- Pitcher
- Born: November 19, 1969 (age 56) Ames, Iowa, U.S.
- Batted: RightThrew: Right

MLB debut
- August 8, 1993, for the Texas Rangers

Last MLB appearance
- April 30, 1994, for the Texas Rangers

MLB statistics
- Win–loss record: 4–4
- Earned run average: 5.71
- Strikeouts: 34
- Stats at Baseball Reference

Teams
- Texas Rangers (1993–1994);

= Steve Dreyer =

American baseball player (born 1969)

Steven William Dreyer (born November 19, 1969) is an American former professional baseball pitcher. He played in Major League Baseball (MLB) from 1993 to 1994 for the Texas Rangers.

==Career==
Dreyer was drafted by the Texas Rangers in the 8th round, with the 219th overall selection, of the 1990 Major League Baseball draft.
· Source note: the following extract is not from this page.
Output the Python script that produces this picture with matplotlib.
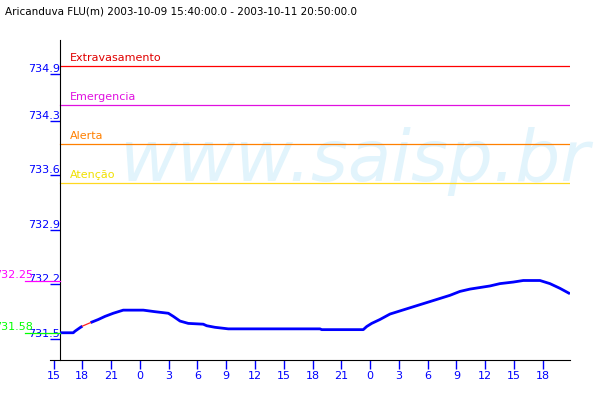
import matplotlib
matplotlib.use("Agg")
import matplotlib.pyplot as plt
import numpy as np

# hours counted from 2003-10-09 00:00
t_start, t_end = 15 + 40 / 60, 48 + 20 + 50 / 60

hours = [15.67, 17.05, 17.23, 17.75, 18.00, np.nan, 18.85, 19.66, 20.36, 21.22,
         22.26, 24.35, 25.57, 26.96, 27.48, 28.18, 29.04, 30.60, 30.96, 31.82,
         33.21, 42.77, 42.95, 47.28, 47.64, 48.16, 49.02, 50.07, 51.11, 52.15,
         53.19, 54.24, 55.28, 56.32, 57.36, 58.41, 59.45, 60.49, 61.53, 62.92,
         63.96, 65.70, 66.74, 67.78, 68.83]
levels = [731.58, 731.58, 731.60, 731.645, 731.665, np.nan, 731.71, 731.75, 731.79, 731.83,
          731.87, 731.87, 731.85, 731.83, 731.79, 731.73, 731.70, 731.69, 731.67, 731.65,
          731.63, 731.63, 731.62, 731.62, 731.66, 731.70, 731.75, 731.82, 731.86, 731.90,
          731.94, 731.98, 732.02, 732.06, 732.11, 732.14, 732.16, 732.18, 732.21, 732.23,
          732.25, 732.25, 732.21, 732.15, 732.08]

# stretch without readings, drawn in red
gap_hours = [18.00, 18.85]
gap_levels = [731.665, 731.71]

limit_names = ["Extravasamento", "Emergencia", "Alerta", "Atenção"]
limit_values = [735.0, 734.5, 734.0, 733.5]
limit_colors = ["#ff0000", "#e010e0", "#ff8000", "#ffd820"]
limit_text_colors = ["#e00000", "#e010e0", "#ff8000", "#f0e000"]

ytick_values = [731.5, 732.2, 732.9, 733.6, 734.3, 734.9]
ytick_labels = ["731.5", "732.2", "732.9", "733.6", "734.3", "734.9"]
xtick_hours = list(range(15, 67, 3))
xtick_labels = [str(h % 24) for h in xtick_hours]

max_level, min_level = 732.25, 731.58

blue = "#0000ff"

fig = plt.figure(figsize=(6, 4), dpi=100)
ax = fig.add_axes([50 / 600, 40 / 400, 520 / 600, 320 / 400])

ax.text(120 / 600, (400 - 181) / 400, "www.saisp.br", transform=fig.transFigure,
        fontsize=51, style="oblique", color="#e2f4fc", ha="left", va="baseline",
        zorder=0)

for name, val, c, tc in zip(limit_names, limit_values, limit_colors, limit_text_colors):
    ax.plot([t_start, t_end], [val, val], color=c, lw=0.9, zorder=2)
    ax.text(t_start + 1.05, val + 0.04, name, color=tc, fontsize=8, va="bottom", ha="left")

ax.plot(hours, levels, color=blue, lw=2.0, solid_capstyle="butt", zorder=3)
ax.plot(gap_hours, gap_levels, color="#ff2020", lw=0.9, zorder=3)

# max / min markers on the left margin
ytr = ax.get_yaxis_transform()
for val, c in [(max_level, "#ff00ff"), (min_level, "#00ff00")]:
    ax.plot([-0.048, 0.0192], [val, val], color=c, lw=0.9, transform=ytr, clip_on=False, zorder=4)
    ax.text(-0.033, val + 0.01, f"{val:.2f}", color=c, fontsize=8, ha="right", va="bottom",
            transform=ytr, clip_on=False)

ax.set_xlim(15.667 - 10 * 0.10424, t_end)
ax.set_ylim(731.5 - 21 / 78, 731.5 + 299 / 78)

ax.spines["top"].set_visible(False)
ax.spines["right"].set_visible(False)
ax.spines["left"].set_position(("data", t_start))
ax.spines["left"].set_color("black")
ax.spines["bottom"].set_color("black")

ax.set_xticks(xtick_hours)
ax.set_xticklabels(xtick_labels)
ax.set_yticks(ytick_values)
ax.set_yticklabels(ytick_labels)
ax.tick_params(axis="x", direction="out", length=6.5, width=1, color=blue,
               labelcolor=blue, labelsize=8, pad=1.5)
ax.tick_params(axis="y", direction="out", length=7.2, width=1, color=blue,
               labelcolor=blue, labelsize=8, pad=-7.2)
for lab in ax.get_yticklabels():
    lab.set_va("bottom")
    lab.set_zorder(5)

fig.text(5 / 600, (400 - 11) / 400,
         "Aricanduva FLU(m) 2003-10-09 15:40:00.0 - 2003-10-11 20:50:00.0",
         fontsize=7.5, color="black", ha="left", va="center")

fig.savefig("out.png", dpi=100)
His career highlight was coming out of the bullpen in relief of Nolan Ryan in his final major-league appearance on September 22, 1993.

==Personal life==
Dreyer currently teaches physical education at Rogers Elementary School in Marshalltown, Iowa.

His son, Jack, pitched for the University of Iowa and currently plays with the Los Angeles Dodgers.